Top Tips When Visiting Italy

Italy is one of the most visited countries in the world. On the one hand, it’s very much a routine tourist destination that we all know a lot about, but that also begs the question of how many people visit each year and do the same thing, despite having different preferences. This guide will cut through how to balance tourism with authenticity when visiting Italy.

Balance Major Cities with Hidden Gems

Italy’s iconic cities like Rome, Florence, and Venice are truly spectacular and worth every bit of their hype. It’s not good advice to say avoid these busy tourist traps, because they’re incredible. Make sure to experience the Colosseum, the Vatican Museums, and St. Mark’s Basilica. It will be a lot of walking, but you’ll be surprised about what you can see in a single day. Head off early to beat the crowds and pack some lunch to keep costs down (the cafes near the sites are not good quality and are overpriced).

However, to get a fuller picture of Italy, divide your time to explore lesser-known places in search for authenticity. Discover coastal villages in Cinque Terre, the medieval town of Siena, or the picturesque region of Puglia. If you have to stay in Rome, then just find less touristy suburbs like Pigneto. 

There’s always going to be a compromise, and so don’t feel bad about “rushing” through a long day of sites in order to free up the next day – the next day will be all about slow, leisurely walks and getting lost.

Discover Scenic Walking Routes

Italy is a paradise for walkers. It’s not always talked about much (besides the Alps), but there are many routes that have some of Europe’s most stunning nature. Sicily is the perfect example of a walking holiday, where you can scale the coast, stopping off at authentic cafes and eateries while enjoying the Mediterranean.

There’s also the Sentiero Azzurro in Cinque Terre, the Path of the Gods (Sentiero degli Dei) along the Amalfi Coast, and Via Francigena in Tuscany for some vineyards. 

It’s a great way to see Italy because you avoid the crowds, you see amazing architecture and history, and you’re fully immersed in the local nature and culture. It will also be cheaper than taxis and city center restaurants.

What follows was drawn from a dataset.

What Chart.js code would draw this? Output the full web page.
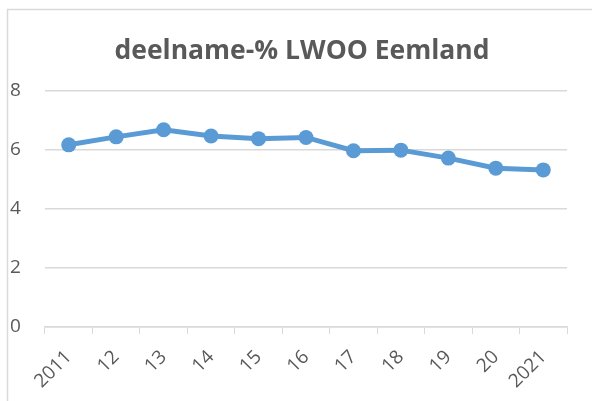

You can even come across some local festivals such as the Palio horse race in Siena, Venice’s Carnevale, or the Alba White Truffle Festival.

Don’t Forget The Trains! 

Italy’s train routes offer breathtaking scenery, but they’re also incredibly affordable and efficient. They can get you across half the country in an afternoon, even heading directly into the Alps. They hit two birds with one stone given the great views along the way and can have some local snacks and a drink or two.

It also ties in with what many people forget that is true to Italy: Regional cuisine. Although we often consider the Italian way of cooking certain dishes to be the “proper” way, often there’s no even agreement within Italy. With different preferences and their own dishes, a train is a great way to experience a broader spectrum of cuisine. 


Italy has it all, and it’s important not to forget that when admiring the sculptures in Rome. Fortunately, it’s very much possible to experience a little bit of everything should you go for a week. It’s possible to see Mont Blanc, the museums of Florence, Pisa, and undergo a lengthy multi-day hike along the coast thanks to the exceptional rail network. Or, perhaps Rome, Naples, and Parco Nazionale del Cilento would suit you better.